— START —

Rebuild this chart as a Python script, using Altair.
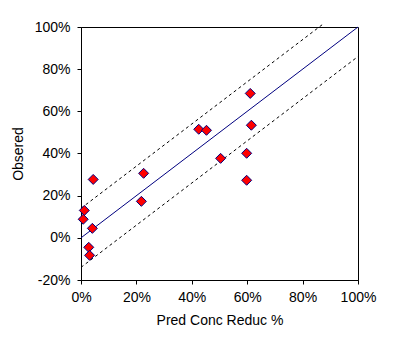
import altair as alt
import pandas as pd

# observed data points (fractions)
pred = [0.611, 0.425, 0.453, 0.615, 0.504, 0.598, 0.598, 0.226, 0.218, 0.044, 0.012, 0.008, 0.041, 0.028, 0.031]
obs = [0.685, 0.515, 0.510, 0.534, 0.377, 0.401, 0.273, 0.306, 0.173, 0.277, 0.130, 0.088, 0.045, -0.045, -0.083]

# reference lines
ident_x = [0.0, 1.0]
ident_y = [0.0, 1.0]
upper_x = [0.0, 0.875]
upper_y = [0.14, 1.015]
lower_x = [0.0, 1.0]
lower_y = [-0.14, 0.86]

pts = pd.DataFrame({"x": pred, "y": obs})
ident = pd.DataFrame({"x": ident_x, "y": ident_y})
upper = pd.DataFrame({"x": upper_x, "y": upper_y})
lower = pd.DataFrame({"x": lower_x, "y": lower_y})

FONT = "Liberation Sans"
LBL = "replace(format(datum.value, '.0%'), '\u2212', '-')"

xscale = alt.Scale(domain=[0, 1], nice=False, zero=False)
yscale = alt.Scale(domain=[-0.2, 1], nice=False, zero=False)

xaxis = alt.Axis(labelExpr=LBL, values=[0, 0.2, 0.4, 0.6, 0.8, 1.0], title="Pred Conc Reduc %",
                 grid=False, domainColor="black", tickColor="black", tickSize=4,
                 labelPadding=6, titlePadding=9, labelFlush=False)
yaxis = alt.Axis(labelExpr=LBL, values=[-0.2, 0, 0.2, 0.4, 0.6, 0.8, 1.0], title="Obsered",
                 grid=False, domainColor="black", tickColor="black", tickSize=4,
                 labelPadding=7, titlePadding=9, labelFlush=False)

base_x = alt.X("x:Q", scale=xscale, axis=xaxis)
base_y = alt.Y("y:Q", scale=yscale, axis=yaxis)

ident_line = alt.Chart(ident).mark_line(color="#000080", strokeWidth=1).encode(x=base_x, y=base_y)
upper_line = alt.Chart(upper).mark_line(color="black", strokeWidth=1, strokeDash=[3, 3]).encode(
    x=alt.X("x:Q", scale=xscale), y=alt.Y("y:Q", scale=yscale))
lower_line = alt.Chart(lower).mark_line(color="black", strokeWidth=1, strokeDash=[3, 3]).encode(
    x=alt.X("x:Q", scale=xscale), y=alt.Y("y:Q", scale=yscale))
points = alt.Chart(pts).mark_point(shape="diamond", filled=True, fill="#ff0000", stroke="#000080",
                                   strokeWidth=1, size=100, opacity=1).encode(
    x=alt.X("x:Q", scale=xscale), y=alt.Y("y:Q", scale=yscale))

chart = alt.layer(ident_line, upper_line, lower_line, points).properties(
    width=277, height=253,
    autosize=alt.AutoSizeParams(type="none"),
    padding={"left": 81, "top": 27, "right": 51, "bottom": 61},
    background="white",
).configure_view(stroke="black", strokeWidth=1).configure_axis(
    labelFont=FONT, titleFont=FONT, labelFontSize=14, titleFontSize=14,
    labelColor="black", titleColor="black", titleFontWeight="normal"
)

chart.save("out.html", embed_options={"renderer": "svg", "actions": False})
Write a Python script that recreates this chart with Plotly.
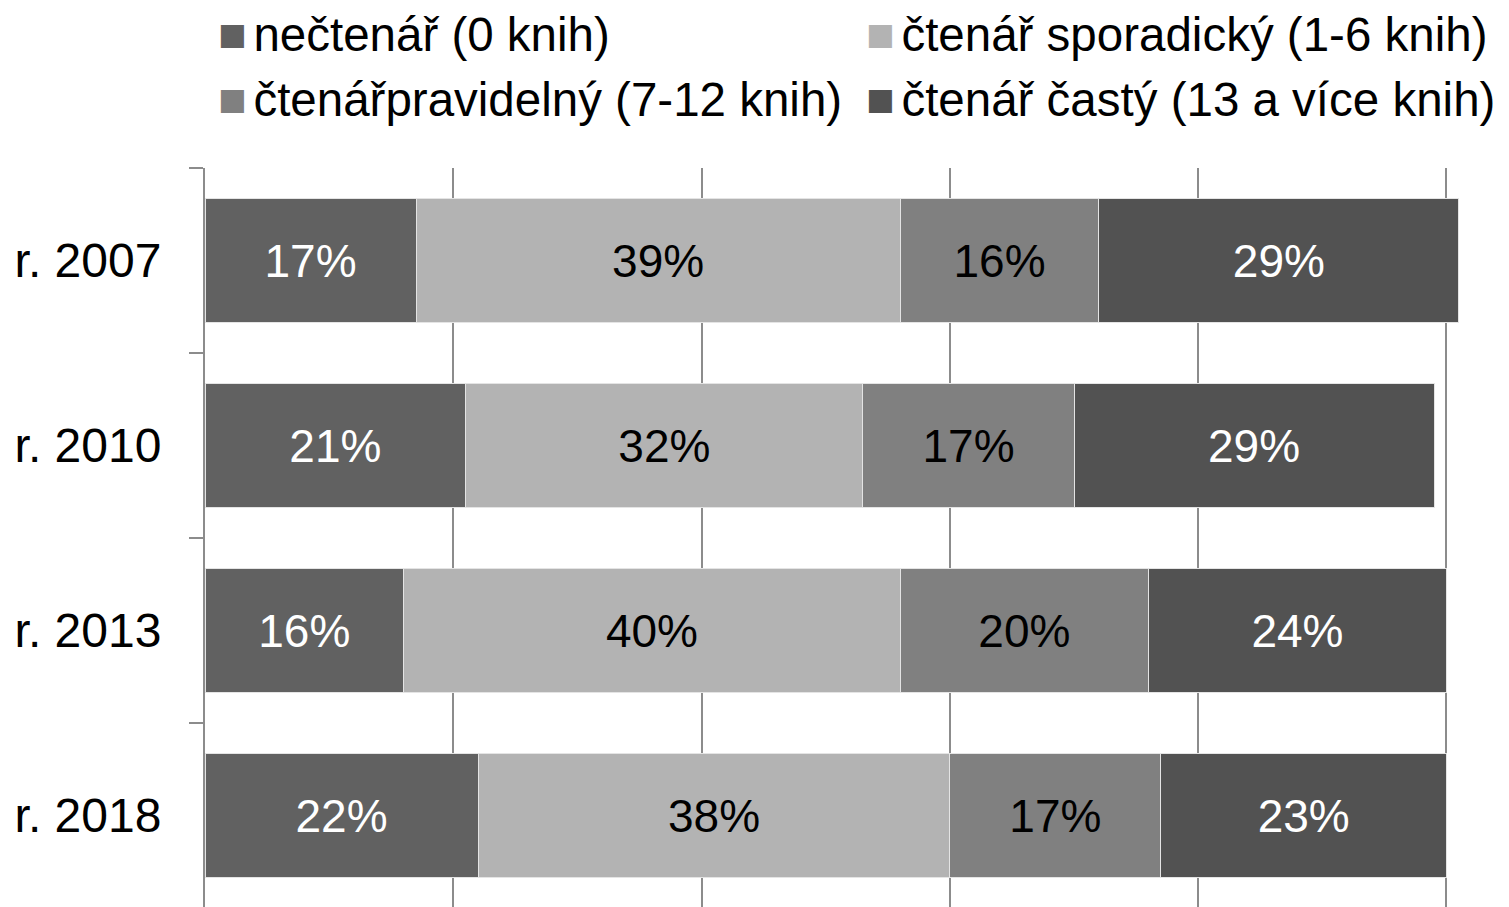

— END —

**Required work**
Output each line exactly; omit every picture.

**Task answer**
Rebuild this chart as a Python script, using Altair.
import altair as alt
import pandas as pd

# observed data points (fractions)
pred = [0.611, 0.425, 0.453, 0.615, 0.504, 0.598, 0.598, 0.226, 0.218, 0.044, 0.012, 0.008, 0.041, 0.028, 0.031]
obs = [0.685, 0.515, 0.510, 0.534, 0.377, 0.401, 0.273, 0.306, 0.173, 0.277, 0.130, 0.088, 0.045, -0.045, -0.083]

# reference lines
ident_x = [0.0, 1.0]
ident_y = [0.0, 1.0]
upper_x = [0.0, 0.875]
upper_y = [0.14, 1.015]
lower_x = [0.0, 1.0]
lower_y = [-0.14, 0.86]

pts = pd.DataFrame({"x": pred, "y": obs})
ident = pd.DataFrame({"x": ident_x, "y": ident_y})
upper = pd.DataFrame({"x": upper_x, "y": upper_y})
lower = pd.DataFrame({"x": lower_x, "y": lower_y})

FONT = "Liberation Sans"
LBL = "replace(format(datum.value, '.0%'), '\u2212', '-')"

xscale = alt.Scale(domain=[0, 1], nice=False, zero=False)
yscale = alt.Scale(domain=[-0.2, 1], nice=False, zero=False)

xaxis = alt.Axis(labelExpr=LBL, values=[0, 0.2, 0.4, 0.6, 0.8, 1.0], title="Pred Conc Reduc %",
                 grid=False, domainColor="black", tickColor="black", tickSize=4,
                 labelPadding=6, titlePadding=9, labelFlush=False)
yaxis = alt.Axis(labelExpr=LBL, values=[-0.2, 0, 0.2, 0.4, 0.6, 0.8, 1.0], title="Obsered",
                 grid=False, domainColor="black", tickColor="black", tickSize=4,
                 labelPadding=7, titlePadding=9, labelFlush=False)

base_x = alt.X("x:Q", scale=xscale, axis=xaxis)
base_y = alt.Y("y:Q", scale=yscale, axis=yaxis)

ident_line = alt.Chart(ident).mark_line(color="#000080", strokeWidth=1).encode(x=base_x, y=base_y)
upper_line = alt.Chart(upper).mark_line(color="black", strokeWidth=1, strokeDash=[3, 3]).encode(
    x=alt.X("x:Q", scale=xscale), y=alt.Y("y:Q", scale=yscale))
lower_line = alt.Chart(lower).mark_line(color="black", strokeWidth=1, strokeDash=[3, 3]).encode(
    x=alt.X("x:Q", scale=xscale), y=alt.Y("y:Q", scale=yscale))
points = alt.Chart(pts).mark_point(shape="diamond", filled=True, fill="#ff0000", stroke="#000080",
                                   strokeWidth=1, size=100, opacity=1).encode(
    x=alt.X("x:Q", scale=xscale), y=alt.Y("y:Q", scale=yscale))

chart = alt.layer(ident_line, upper_line, lower_line, points).properties(
    width=277, height=253,
    autosize=alt.AutoSizeParams(type="none"),
    padding={"left": 81, "top": 27, "right": 51, "bottom": 61},
    background="white",
).configure_view(stroke="black", strokeWidth=1).configure_axis(
    labelFont=FONT, titleFont=FONT, labelFontSize=14, titleFontSize=14,
    labelColor="black", titleColor="black", titleFontWeight="normal"
)

chart.save("out.html", embed_options={"renderer": "svg", "actions": False})
Write a Python script that recreates this chart with Plotly.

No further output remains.